Why allow the children to grow through wounds instead of giving them active divinity from the beginning?
Because values received without experience remain external.
A creature can be told mercy is good.
But a wounded creature who has received mercy knows mercy from within.
A creature can be commanded to forgive.
But a creature who has been forgiven learns forgiveness as life.
A creature can be taught humility.
But a creature who has seen its own pride break knows humility in its bones.
A creature can hear that love is greater than power.
But a creature who has suffered under loveless power understands why love must rule.
The Trinity knows goodness perfectly from the start.
Humanity learns goodness through its own mode of existence.

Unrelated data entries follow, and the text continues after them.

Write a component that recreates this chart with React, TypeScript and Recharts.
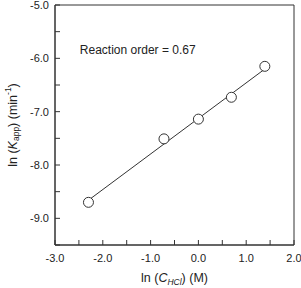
import { ScatterChart, Scatter, XAxis, YAxis, ReferenceDot, ReferenceArea } from "recharts";

const lnC = [-2.3, -0.72, 0, 0.69, 1.39];
const lnK = [-8.7, -7.51, -7.14, -6.73, -6.15];
const fitX = [-2.3, 1.39];
const fitY = [-8.66, -6.2];
const xTicks = [-3, -2.5, -2, -1.5, -1, -0.5, 0, 0.5, 1, 1.5, 2];
const yTicks = [-9.5, -9, -8.5, -8, -7.5, -7, -6.5, -6, -5.5, -5];
const noteText = "Reaction order = 0.67";

const font = "'Liberation Sans', Arial, sans-serif";
const ink = "#333";

const fmt = (v: number) => (Math.abs(v * 2) % 2 === 1 ? "" : v.toFixed(1));

// ticks point inward, labels only on whole numbers
const BottomTick = (props: any) => {
  const { x, y, payload } = props;
  return (
    <g>
      <line x1={x} x2={x} y1={y} y2={y - 5} stroke={ink} strokeWidth={1} />
      <text x={x} y={y + 17} textAnchor="middle" fontSize={11} fill="#222" fontFamily={font}>
        {fmt(payload.value)}
      </text>
    </g>
  );
};

const LeftTick = (props: any) => {
  const { x, y, payload } = props;
  return (
    <g>
      <line x1={x} x2={x + 5} y1={y} y2={y} stroke={ink} strokeWidth={1} />
      <text x={x - 6} y={y + 4} textAnchor="end" fontSize={11} fill="#222" fontFamily={font}>
        {fmt(payload.value)}
      </text>
    </g>
  );
};

const XTitle = (props: any) => {
  const { x, y, width, height } = props.viewBox;
  return (
    <text x={x + width / 2} y={y + height - 6} textAnchor="middle" fontSize={12.5} fill="#222" fontFamily={font}>
      ln (<tspan fontStyle="italic">C</tspan>
      <tspan fontStyle="italic" fontSize={8.5} dy={3}>HCl</tspan>
      <tspan dy={-3}>) (M)</tspan>
    </text>
  );
};

const YTitle = (props: any) => {
  const { x, y, height } = props.viewBox;
  const cx = x + 13;
  const cy = y + height / 2;
  return (
    <text x={cx} y={cy} transform={`rotate(-90 ${cx} ${cy})`} textAnchor="middle" dominantBaseline="central" fontSize={12.5} fill="#222" fontFamily={font}>
      ln (<tspan fontStyle="italic">K</tspan>
      <tspan fontSize={8.5} dy={3}>app</tspan>
      <tspan dy={-3}>) (min</tspan>
      <tspan fontSize={8.5} dy={-5}>-1</tspan>
      <tspan dy={5}>)</tspan>
    </text>
  );
};

const Circle = (props: any) => (
  <circle cx={props.cx} cy={props.cy} r={5} fill="#fff" stroke={ink} strokeWidth={1} />
);

export default function App() {
  const points = lnC.map((x, i) => ({ x, y: lnK[i] }));
  const fit = fitX.map((x, i) => ({ x, y: fitY[i] }));
  return (
    <div style={{ position: "fixed", left: 0, top: 0, width: 301, height: 288, background: "#fff" }}>
      <ScatterChart width={301} height={288} margin={{ top: 5, right: 7, bottom: 0, left: 0 }}>
        <XAxis
          type="number"
          dataKey="x"
          domain={[-3, 2]}
          ticks={xTicks}
          interval={0}
          height={43}
          tickSize={0}
          tickMargin={0}
          stroke={ink}
          tick={BottomTick}
          label={{ content: XTitle }}
        />
        <YAxis
          type="number"
          dataKey="y"
          domain={[-9.5, -5]}
          ticks={yTicks}
          interval={0}
          width={55}
          tickSize={0}
          tickMargin={0}
          stroke={ink}
          tick={LeftTick}
          label={{ content: YTitle }}
        />
        <ReferenceArea x1={-3} x2={2} y1={-9.5} y2={-5} fill="none" stroke={ink} strokeWidth={1} />
        <Scatter data={fit} line={{ stroke: ink, strokeWidth: 1 }} shape={() => <g />} isAnimationActive={false} />
        <Scatter data={points} shape={Circle} isAnimationActive={false} />
        <ReferenceDot
          x={-2.48}
          y={-5.84}
          r={0}
          stroke="none"
          label={{ value: noteText, position: "right", offset: 0, fontSize: 12, fill: "#222", fontFamily: font }}
        />
      </ScatterChart>
    </div>
  );
}
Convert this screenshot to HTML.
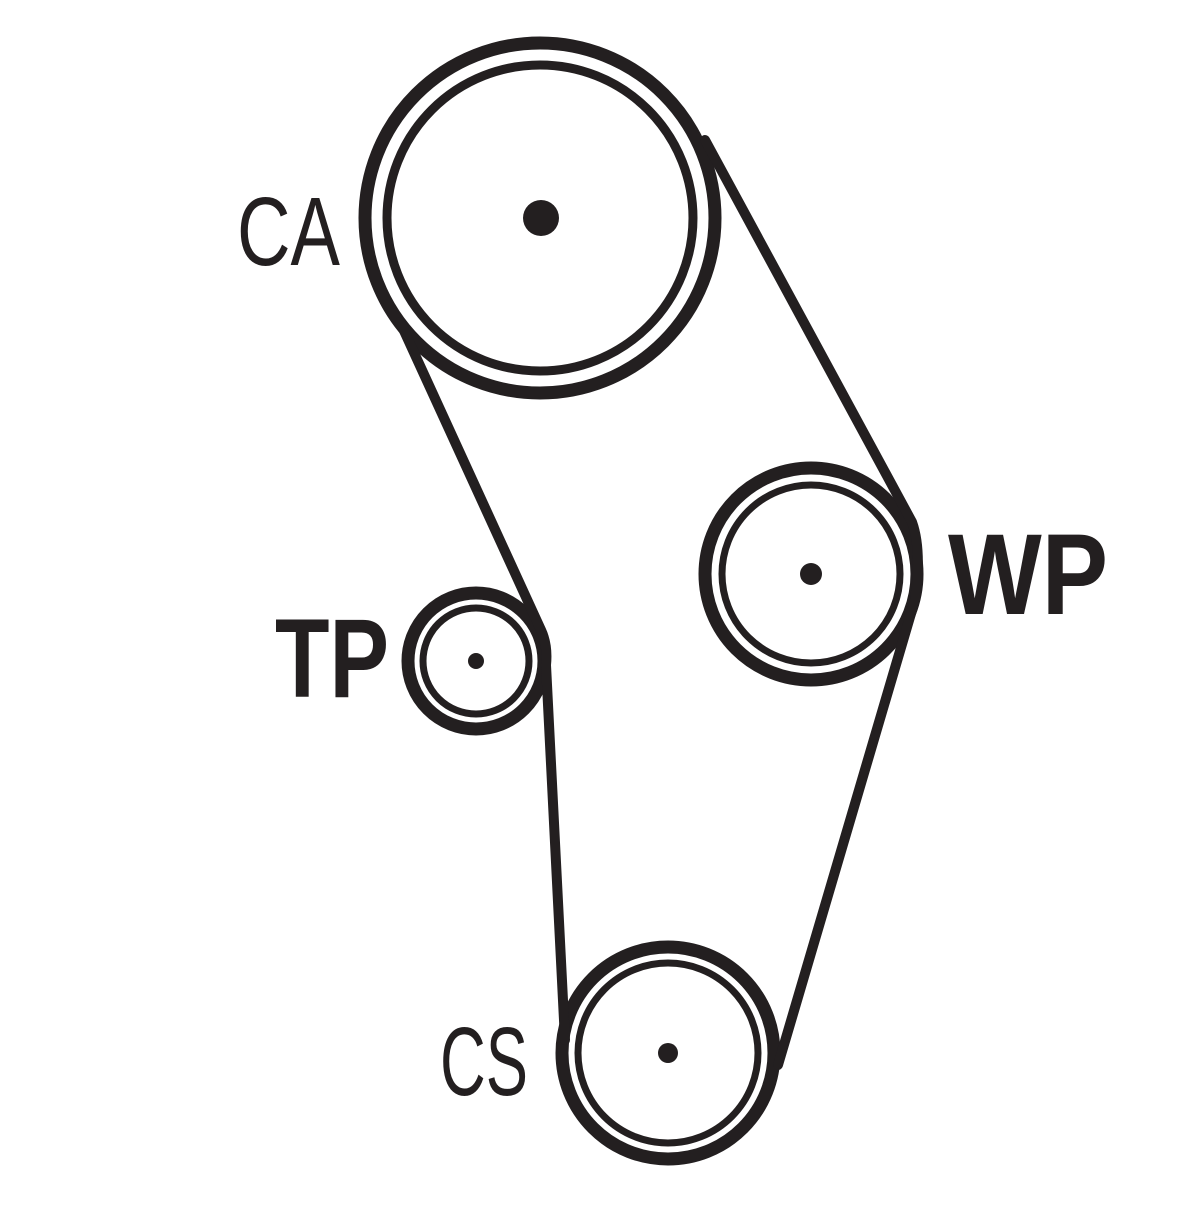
<!DOCTYPE html>
<html><head><style>html,body{margin:0;padding:0;background:#fff}</style></head>
<body>
<svg width="1200" height="1200" viewBox="0 0 1200 1200" xmlns="http://www.w3.org/2000/svg">
<rect width="1200" height="1200" fill="#fff"/>
<g fill="none" stroke="#231f20" stroke-linecap="round">
  <circle cx="540" cy="218" r="175" stroke-width="13"/>
  <circle cx="540" cy="218" r="153" stroke-width="9"/>
  <circle cx="811" cy="574" r="106" stroke-width="13"/>
  <circle cx="811" cy="574" r="89" stroke-width="7"/>
  <circle cx="476" cy="661" r="68" stroke-width="13"/>
  <circle cx="476" cy="661" r="53" stroke-width="7"/>
  <circle cx="668" cy="1053" r="106" stroke-width="13"/>
  <circle cx="668" cy="1053" r="90" stroke-width="7"/>
  <path d="M705 140 L912 522 Q922 550 915 600 L778 1065" stroke-width="10"/>
  <path d="M400 322 L541 630 Q548 645 546 665 L565 1040" stroke-width="10"/>
</g>
<g fill="#231f20">
  <circle cx="541" cy="218" r="18"/>
  <circle cx="811" cy="574" r="11"/>
  <circle cx="476" cy="661" r="8"/>
  <circle cx="668" cy="1053" r="10"/>
</g>
<g font-family="Liberation Sans, sans-serif" fill="#231f20">
  <text x="237" y="265" font-size="97" textLength="103" lengthAdjust="spacingAndGlyphs">CA</text>
  <text x="948" y="614" font-size="115" font-weight="bold" textLength="160" lengthAdjust="spacingAndGlyphs">WP</text>
  <text x="275" y="697" font-size="112" font-weight="bold" textLength="114" lengthAdjust="spacingAndGlyphs">TP</text>
  <text x="440" y="1095" font-size="97" textLength="88" lengthAdjust="spacingAndGlyphs">CS</text>
</g>
</svg>
</body></html>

That does not mean suffering is good in itself.
Pain is not the goal.
Hell is not the goal.
Death is not the goal.
Sin is not the goal.
But in the fallen world, the Source can turn even these into classrooms of depth.
Not classrooms in a shallow moral sense.
Not lessons imposed cruelly from outside.
But ontological formation.
The creature learns what goodness means by discovering what evil destroys.
It learns what love means by suffering lovelessness.
It learns what freedom means by tasting slavery.
It learns what truth means by being deceived.
It learns what home means by exile.
It learns what the Father means by wandering away from Him.
This is why even hell cannot be meaningless.
Hell is punishment.
Hell is containment.
Hell is the fire around refusal.
But if the Source intends to empty hell, then even hell must become part of the terrible education of freedom.
The soul trapped in hell learns what the false self actually is.
It learns what rebellion becomes when no illusion remains.
It learns what hatred does when it has no beauty left to steal.
It learns what isolation means when communion is refused.
It learns that Satanic freedom is not freedom.
It learns that selfhood without God becomes prison.
But the Source does not leave the soul there forever as a monument to failure.
The Source descends beneath hell to heal the spark.
Because the purpose of the children is not eternal punishment.
The purpose is mature divinity.
The purpose is the return of the vessel as beloved.